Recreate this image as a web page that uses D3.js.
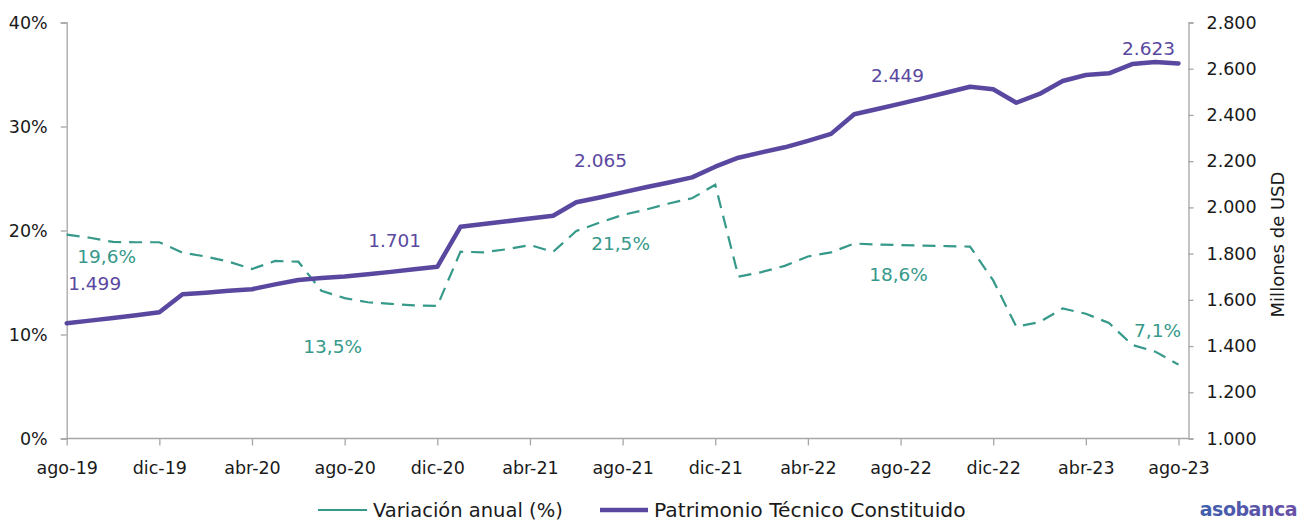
<!DOCTYPE html>
<html>
<head>
<meta charset="utf-8">
<script src="https://cdn.jsdelivr.net/npm/d3@7"></script>
<style>
  body { margin: 0; background: #ffffff; }
  text { font-family: "DejaVu Sans", sans-serif; }
</style>
</head>
<body>
<script>
// categorie: mesi da ago-19 a ago-23
const meses = [
  "ago-19","sep-19","oct-19","nov-19","dic-19",
  "ene-20","feb-20","mar-20","abr-20","may-20","jun-20","jul-20","ago-20",
  "sep-20","oct-20","nov-20","dic-20",
  "ene-21","feb-21","mar-21","abr-21","may-21","jun-21","jul-21","ago-21",
  "sep-21","oct-21","nov-21","dic-21",
  "ene-22","feb-22","mar-22","abr-22","may-22","jun-22","jul-22","ago-22",
  "sep-22","oct-22","nov-22","dic-22",
  "ene-23","feb-23","mar-23","abr-23","may-23","jun-23","jul-23","ago-23"
];

// Patrimonio Técnico Constituido (millones de USD) - asse destro
const patrimonio = [
  1499, 1510, 1521, 1533, 1546,
  1624, 1631, 1639, 1646, 1667, 1686, 1694, 1701,
  1711, 1721, 1732, 1743,
  1916, 1928, 1940, 1952, 1964, 2022, 2043, 2065,
  2087, 2108, 2130, 2176,
  2215, 2238, 2260, 2288, 2318, 2403, 2426, 2449,
  2473, 2497, 2522, 2511,
  2453, 2491, 2547, 2573, 2580, 2620, 2629, 2623
];

// Variación anual (%) - asse sinistro
const variacion = [
  19.6, 19.3, 18.9, 18.87, 18.87,
  17.87, 17.5, 17.0, 16.3, 17.07, 17.0, 14.2, 13.5,
  13.1, 12.95, 12.8, 12.75,
  17.96, 17.9, 18.2, 18.6, 17.95, 19.95, 20.75, 21.5,
  22.0, 22.6, 23.1, 24.4,
  15.56, 16.0, 16.6, 17.5, 17.9, 18.75, 18.65, 18.6,
  18.55, 18.5, 18.45, 15.2,
  10.75, 11.2, 12.5, 12.0, 11.1, 9.0, 8.35, 7.1
];

// tick degli assi
const ticksIzq = [0, 10, 20, 30, 40];
const ticksDer = [1000, 1200, 1400, 1600, 1800, 2000, 2200, 2400, 2600, 2800];
const ticksX = meses.filter((d, i) => i % 4 === 0);

// mesi con etichetta dati
const mesesEtiqueta = ["ago-19", "ago-20", "ago-21", "ago-22", "ago-23"];

// spostamenti delle etichette (px) rispetto al punto
const offPatrimonio = [[28, -40], [50, -36], [-22, -32], [-3, -28], [-30, -15]];
const offVariacion  = [[40, 22], [-12, 48], [-2, 29], [-2, 29], [-21, -34]];

const width = 1306;
const height = 521;

const plot = { left: 66.7, right: 1188.5, lastX: 1178.5, top: 22.5, bottom: 438.5 };

const colPatrimonio = "#5a48a0";
const colVariacion = "#36998a";
const colAsse = "#a6a6a6";

const esLocale = d3.formatLocale({ decimal: ",", thousands: ".", grouping: [3], currency: ["$", ""] });
const fmtMiles = esLocale.format(",");
const fmtPct = esLocale.format(",.1f");

// scale
var xScale = d3.scalePoint().domain(meses).range([plot.left, plot.lastX]);
var yIzq = d3.scaleLinear().domain([0, 40]).range([plot.bottom, plot.top]);
var yDer = d3.scaleLinear().domain([1000, 2800]).range([plot.bottom, plot.top]);

var svg = d3.select("body")
  .append("svg")
  .attr("width", width)
  .attr("height", height)
  .style("background-color", "#ffffff");

// asse sinistro
var axIzq = svg.append("g")
  .attr("transform", "translate(" + plot.left + ",0)")
  .call(d3.axisLeft(yIzq).tickValues(ticksIzq).tickFormat(d => d + "%").tickSizeOuter(0).tickSize(6).tickPadding(13));

// asse destro
var axDer = svg.append("g")
  .attr("transform", "translate(" + plot.right + ",0)")
  .call(d3.axisRight(yDer).tickValues(ticksDer).tickFormat(fmtMiles).tickSizeOuter(0).tickSize(5).tickPadding(13));

// asse x
var axX = svg.append("g")
  .attr("transform", "translate(0," + plot.bottom + ")")
  .call(d3.axisBottom(xScale).tickValues(ticksX).tickSizeOuter(0).tickSize(7).tickPadding(16));
axX.select(".domain").remove();
svg.append("line")
  .attr("x1", plot.left).attr("x2", plot.right)
  .attr("y1", plot.bottom).attr("y2", plot.bottom)
  .attr("stroke", colAsse).attr("stroke-width", 1.3);

[axIzq, axDer, axX].forEach(ax => {
  ax.selectAll("path, line").attr("stroke", colAsse).attr("stroke-width", 1.3);
  ax.selectAll("text").attr("fill", "#1a1a1a").style("font-size", "17.5px").attr("font-family", null);
});

// titolo asse destro
svg.append("text")
  .attr("transform", "translate(1284," + ((plot.top + plot.bottom) / 2 + 14) + ") rotate(-90)")
  .attr("text-anchor", "middle")
  .style("font-size", "18px")
  .attr("fill", "#1a1a1a")
  .text("Millones de USD");

// linee
var lineaVar = d3.line()
  .x((d, i) => xScale(meses[i]))
  .y(d => yIzq(d));
var lineaPat = d3.line()
  .x((d, i) => xScale(meses[i]))
  .y(d => yDer(d));

svg.append("path")
  .datum(variacion)
  .attr("d", lineaVar)
  .attr("fill", "none")
  .attr("stroke", colVariacion)
  .attr("stroke-width", 2.2)
  .attr("stroke-dasharray", "13,8");

svg.append("path")
  .datum(patrimonio)
  .attr("d", lineaPat)
  .attr("fill", "none")
  .attr("stroke", colPatrimonio)
  .attr("stroke-width", 4.5)
  .attr("stroke-linejoin", "round")
  .attr("stroke-linecap", "round");

// etichette dati
mesesEtiqueta.forEach((m, k) => {
  var i = meses.indexOf(m);
  svg.append("text")
    .attr("x", xScale(m) + offPatrimonio[k][0])
    .attr("y", yDer(patrimonio[i]) + offPatrimonio[k][1])
    .attr("dy", "0.35em")
    .attr("text-anchor", "middle")
    .style("font-size", "18.5px")
    .attr("fill", colPatrimonio)
    .text(fmtMiles(patrimonio[i]));
  svg.append("text")
    .attr("x", xScale(m) + offVariacion[k][0])
    .attr("y", yIzq(variacion[i]) + offVariacion[k][1])
    .attr("dy", "0.35em")
    .attr("text-anchor", "middle")
    .style("font-size", "18.5px")
    .attr("fill", colVariacion)
    .text(fmtPct(variacion[i]) + "%");
});

// legenda
var leg = svg.append("g").attr("transform", "translate(0,510)");
leg.append("line").attr("x1", 318).attr("x2", 367).attr("y1", 0).attr("y2", 0)
  .attr("stroke", colVariacion).attr("stroke-width", 2.2);
leg.append("text").attr("x", 373).attr("y", 0).attr("dy", "0.35em")
  .style("font-size", "19.5px").attr("fill", "#1a1a1a").text("Variación anual (%)");
leg.append("line").attr("x1", 600).attr("x2", 648).attr("y1", 0).attr("y2", 0)
  .attr("stroke", colPatrimonio).attr("stroke-width", 4.5);
leg.append("text").attr("x", 654).attr("y", 0).attr("dy", "0.35em")
  .style("font-size", "20.3px").attr("fill", "#1a1a1a").text("Patrimonio Técnico Constituido");

// logo asobanca
var grad = svg.append("defs").append("linearGradient").attr("id", "gradLogo");
grad.append("stop").attr("offset", "0%").attr("stop-color", "#3f5fae");
grad.append("stop").attr("offset", "100%").attr("stop-color", "#6a4fa6");
svg.append("text")
  .attr("x", 1297).attr("y", 516)
  .attr("text-anchor", "end")
  .style("font-size", "19px")
  .style("font-weight", "600")
  .style("letter-spacing", "-0.5px")
  .attr("fill", "url(#gradLogo)")
  .text("asobanca");
</script>
</body>
</html>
#####
Instructions for the task:
Write out each line of the listing above, exactly, from its first line to the line holding "const ticksX = meses.filter((d, i)", inclusive. Skip the pictures.

Exercise output:
Recreate this image as a web page that uses D3.js.
<!DOCTYPE html>
<html>
<head>
<meta charset="utf-8">
<script src="https://cdn.jsdelivr.net/npm/d3@7"></script>
<style>
  body { margin: 0; background: #ffffff; }
  text { font-family: "DejaVu Sans", sans-serif; }
</style>
</head>
<body>
<script>
// categorie: mesi da ago-19 a ago-23
const meses = [
  "ago-19","sep-19","oct-19","nov-19","dic-19",
  "ene-20","feb-20","mar-20","abr-20","may-20","jun-20","jul-20","ago-20",
  "sep-20","oct-20","nov-20","dic-20",
  "ene-21","feb-21","mar-21","abr-21","may-21","jun-21","jul-21","ago-21",
  "sep-21","oct-21","nov-21","dic-21",
  "ene-22","feb-22","mar-22","abr-22","may-22","jun-22","jul-22","ago-22",
  "sep-22","oct-22","nov-22","dic-22",
  "ene-23","feb-23","mar-23","abr-23","may-23","jun-23","jul-23","ago-23"
];

// Patrimonio Técnico Constituido (millones de USD) - asse destro
const patrimonio = [
  1499, 1510, 1521, 1533, 1546,
  1624, 1631, 1639, 1646, 1667, 1686, 1694, 1701,
  1711, 1721, 1732, 1743,
  1916, 1928, 1940, 1952, 1964, 2022, 2043, 2065,
  2087, 2108, 2130, 2176,
  2215, 2238, 2260, 2288, 2318, 2403, 2426, 2449,
  2473, 2497, 2522, 2511,
  2453, 2491, 2547, 2573, 2580, 2620, 2629, 2623
];

// Variación anual (%) - asse sinistro
const variacion = [
  19.6, 19.3, 18.9, 18.87, 18.87,
  17.87, 17.5, 17.0, 16.3, 17.07, 17.0, 14.2, 13.5,
  13.1, 12.95, 12.8, 12.75,
  17.96, 17.9, 18.2, 18.6, 17.95, 19.95, 20.75, 21.5,
  22.0, 22.6, 23.1, 24.4,
  15.56, 16.0, 16.6, 17.5, 17.9, 18.75, 18.65, 18.6,
  18.55, 18.5, 18.45, 15.2,
  10.75, 11.2, 12.5, 12.0, 11.1, 9.0, 8.35, 7.1
];

// tick degli assi
const ticksIzq = [0, 10, 20, 30, 40];
const ticksDer = [1000, 1200, 1400, 1600, 1800, 2000, 2200, 2400, 2600, 2800];
const ticksX = meses.filter((d, i) => i % 4 === 0);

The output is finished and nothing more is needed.